Pour citer le prix Nobel d’économie Jean Tirole, « la dette souveraine, contractée par les États, et la dette privée, contractée par les banques, devraient en fait être considérées comme un tout ».
Depuis plusieurs mois, le gouverneur de la Banque de France sonne l’alarme, jugeant la croissance de la dette privée trop forte et en décalage avec nos voisins. L’endettement des ménages et des entreprises rapporté au PIB est désormais le plus élevé des grands pays d’Europe. La dette publique est nécessaire, car elle permet le développement de nos services publics et soutient nos politiques sociales, culturelles, sanitaires, mais aussi économiques.
Je rappelle que le Japon a une dette représentant 250 % de son PIB et ne voit cette réalité que comme un souci mineur, parce qu’elle est détenue en majorité par les Japonais.
C’est l’économiste Bruno Tinel qui écrivait que, « si l’on pense qu’il y a trop de dettes, il faut être cohérent, et dire aussi qu’il y a trop d’épargne ». L’épargne des Français est l’une des plus élevées au monde avec plus de 5 300 milliards d’euros. Ce montant est deux fois plus élevé que le montant de la dette publique. Or vous ne prévoyez aucun mécanisme innovant pour la mobiliser. Nous avons une proposition : il s’agirait d’orienter l’épargne des particuliers vers des obligations du Trésor grâce à une rémunération avantageuse et une défiscalisation, dès lors qu’elles seraient gardées sur le long terme.

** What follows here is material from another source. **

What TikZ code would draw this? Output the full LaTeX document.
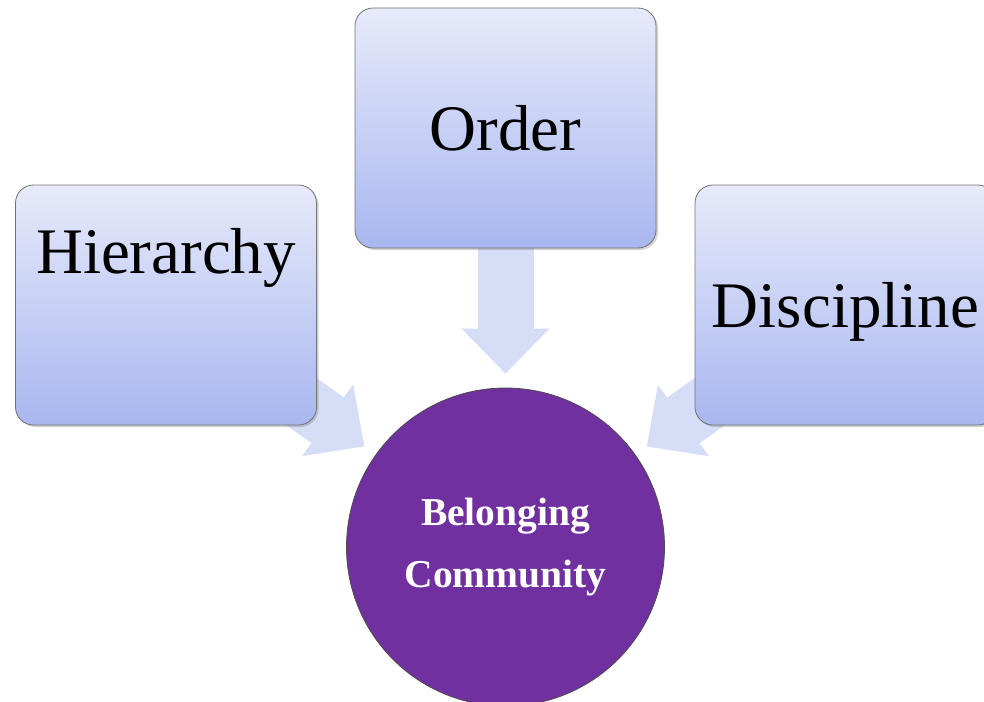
\documentclass[tikz,border=0pt]{standalone}
\usepackage{fontspec}
\setmainfont{Liberation Serif}
\usepackage{tikz}
\usetikzlibrary{shapes, arrows.meta, positioning, shadows, backgrounds}

\definecolor{boxtop}{RGB}{231,234,250}
\definecolor{boxbot}{RGB}{168,183,240}
\definecolor{arrowc}{RGB}{214,221,246}
\definecolor{purp}{RGB}{112,48,160}

\begin{document}
\begin{tikzpicture}[x=1pt, y=-1pt,
        box/.style={rectangle, rounded corners=18pt, draw=black!55, line width=0.8pt,
            top color=boxtop, bottom color=boxbot, minimum width=301pt, minimum height=240pt,
            inner sep=0pt, text height=44pt, text depth=0pt, font=\fontsize{65}{65}\selectfont,
            drop shadow={shadow xshift=2pt, shadow yshift=-2pt, opacity=0.35}},
        fat/.style={line width=56pt, draw=arrowc,
            -{Triangle[width=88pt, length=45pt, line width=0pt]}, shorten >=14pt}]
        \clip (0,0) rectangle (984,701);

        % Center circle
        \node[circle, minimum size=318pt, fill=purp, draw=black!70, line width=0.8pt,
            text=white, align=center, font=\bfseries\fontsize{39.5}{62}\selectfont]
            (comm) at (505.5,547) {Belonging\\Community};

        % Boxes
        \node[box] (order) at (505.5,128) {Order};
        \node[box, text depth=108pt] (hier) at (166,305) {Hierarchy};
        \node[box] (disc) at (845.5,305) {Discipline};

        % Arrows
        \begin{scope}[on background layer]
            \draw[fat] (order.center) -- (comm);
            \draw[fat] (hier.center) -- (comm);
            \draw[fat] (disc.center) -- (comm);
        \end{scope}
    \end{tikzpicture}
\end{document}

Sur la dette publique toujours, de nombreux économistes, et pas des moindres, s’accordent sur l’effacement d’une partie de notre dette détenue par la BCE et les banques. On évalue cette éventualité à environ 400 milliards d’euros, soit 17 % du PIB que l’État pourrait d’emblée injecter dans l’économie et la santé, et qui permettrait surtout de prendre rapidement la bifurcation écologique et sociale sans laquelle les décennies à venir seront des périodes autrement plus dramatiques que ce que nous vivons.
Nous pourrions aussi réfléchir à atténuer la charge de la dette par le pilotage maîtrisé d’une inflation douce. Derrière toutes ces propositions se cache un vrai enjeu, celui du maintien de notre souveraineté nationale : celle-ci ne doit plus être soumise aux aléas du marché.
Garantir notre souveraineté, c’est aussi défendre notre économie au sens large, c’est défendre nos industries ; c’est défendre nos lieux de production ; c’est défendre nos produits ; c’est défendre nos emplois ; c’est défendre les territoires, et c’est ce qui nous permettrait d’être indépendants dans certains domaines majeurs comme les médicaments.
« Quoi qu’il en coûte », pour reprendre l’expression du Président de la République, nous devons repenser et dessiner une nouvelle politique industrielle. Le confinement a mis en lumière les enjeux liés à la relocalisation de la production, l’indispensable changement de nos manières de nous déplacer, de travailler, de consommer, mais surtout la nécessité d’une nouvelle stratégie industrielle et économique française.
« Quoi qu’il en coûte », nous devons soutenir par nos politiques sociales, nos concitoyens les plus précaires et les plus en difficulté. Pour un grand nombre de Français, ce confinement a aussi agi comme un révélateur des inégalités de logement et de la précarité de ceux qui exercent des métiers exposés au coronavirus et qui ont été nos premiers de tranchée.
« Quoi qu’il en coûte », la transition énergétique doit se faire à marche forcée. Depuis trop longtemps, on court après la croissance pour rééquilibrer les comptes et diminuer le chômage de masse. Mais pour quel résultat ? La dette publique et la dette privée explosent, et le chômage de masse ne disparaît pas.
Il faut faire sans croire à la croissance et sans souhaiter la décroissance, sauf une décroissance de l’empreinte écologique. Il nous faut cependant acter que nous sommes dans une économie en contraction, principalement à cause de la quantité d’énergie et de matières premières dont nous disposons qui s’amenuise ou que nous devons maîtriser. De cette manière, on peut concentrer le débat sur les stratégies à établir pour préparer un avenir commun, et non pour relancer le système tel qu’il était.
Vous l’aurez compris, mes chers collègues, il ne s’agit pas ici d’ergoter sur telle mission ou tel programme. Nous avons le devoir d’agir vite en répondant aux trois urgences économique, sociale et écologique, parce que ce sont elles qui conditionnent notre avenir commun. Pour ce faire, nous devons nous extraire de nos croyances, des dogmes économiques que nous suivons depuis des décennies, pour construire un nouveau système économique, social et écologique en phase avec ce nouveau monde.